Twichell wrote in his journal that “I was just going to the platform to deliver [the address], when Dr. Newman Smyth told me that the graduating class were, that afternoon, to plant an ivy taken from the grave of Gen. R. E. Lee, the Confederate chief. I disliked the thing so much that I could not forbear an open protest against it. . . . The ivy was planted nevertheless, but I had the satisfaction of speaking my mind.”
The story was reported nationally in newspapers over the next few days. Some people applauded Twichell’s remarks. Smyth, pastor of New Haven’s Center Church and later a Yale trustee (and a veteran himself), said that he was “amazed when I read that the committee had selected this ivy” and that “Mr. Twichell voices the sentiment of all the older graduates.”
But many thought Twichell’s remarks were ill-advised, at best. Some Southern newspapers were especially vehement; the Birmingham News called Twichell “the reverend donkey” and said he had been “justly condemned for his narrow bigotry and sectional spirit.”
Meanwhile, some alums who were veterans of the war vowed to dig up the affronting ivy, while Southern seniors resolved to guard it day and night to prevent such an occurrence. By August, it was discovered that the ivy had been stolen. A second Lee cutting was planted quietly by the ’96 ivy committee just after commencement in 1897. Even if it survived the continued controversy, it is not likely that it still grows on Old Campus today. Once the damage ivy did to masonry was fully understood, most of the ivy that clung to the walls of Yale’s buildings was removed in the 1980s.

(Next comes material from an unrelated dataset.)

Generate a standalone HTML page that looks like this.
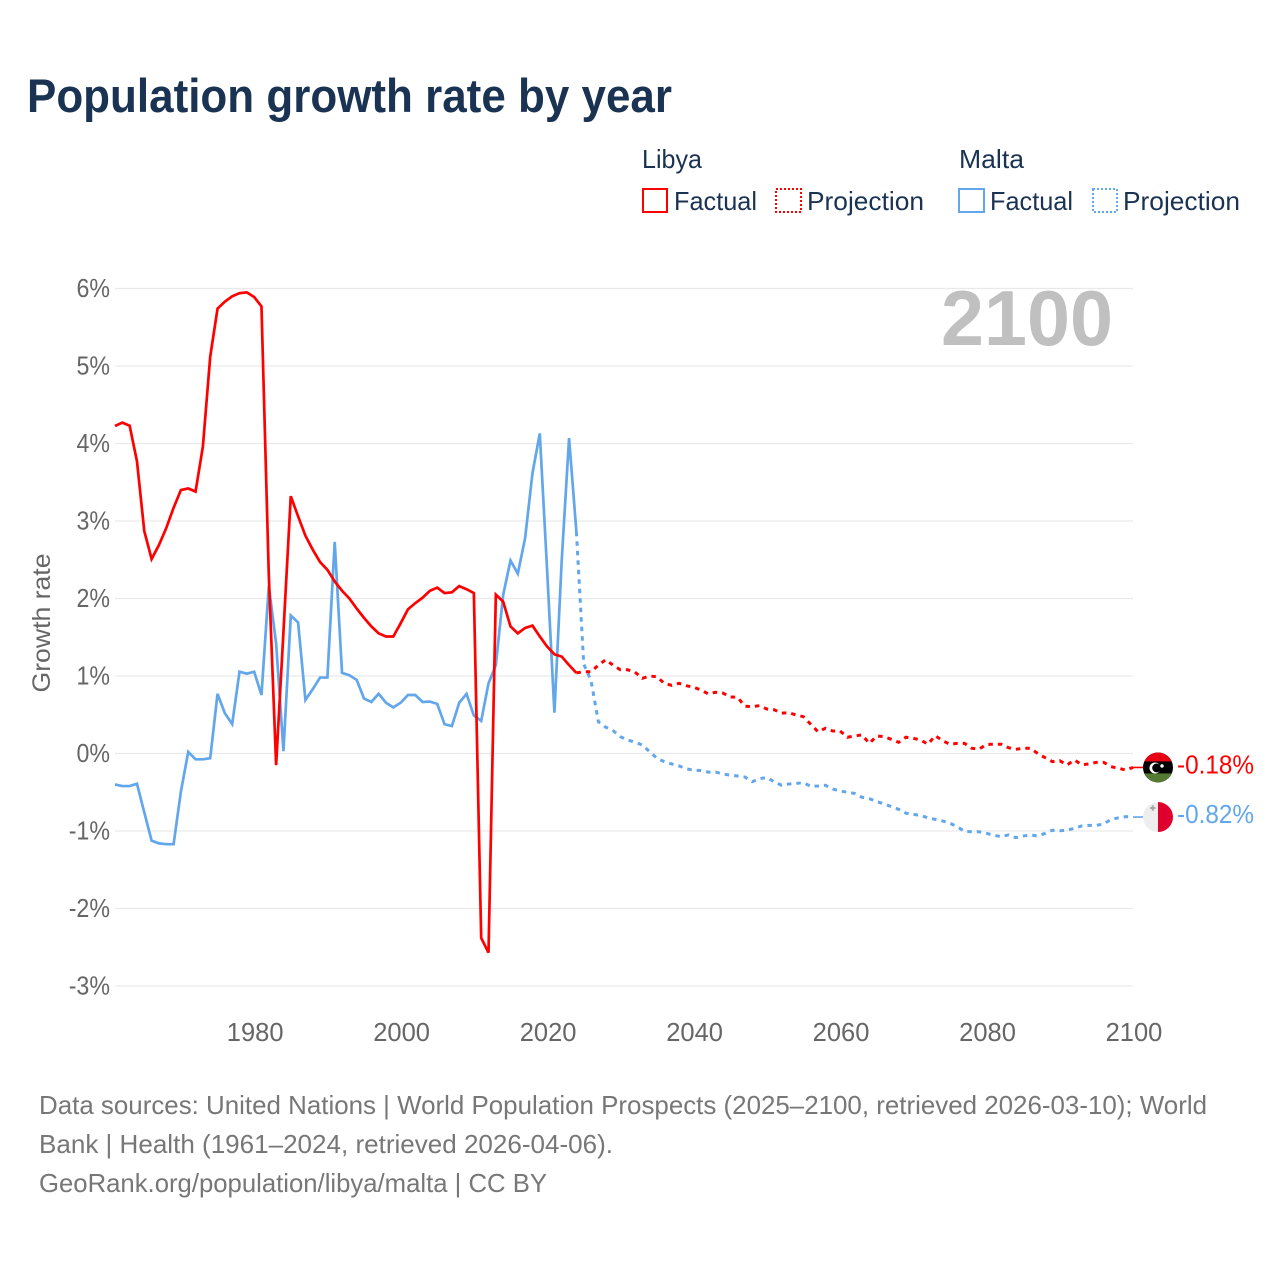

Yet the effort to smooth over memories of the war continued at Yale for decades. On the 50th anniversary of the war’s end, Yale built and dedicated a Civil War memorial that honored the Yale students and alumni who had died fighting: both those who had fought for the Union (114), and those who had fought for the Confederacy (54). They are not separated according to which side they served on but are listed in order of their graduation years. A poem set in the floor of the memorial—now illegible after a century of students’ footsteps—offers “Love and tears for the Blue / Tears and love for the Gray.”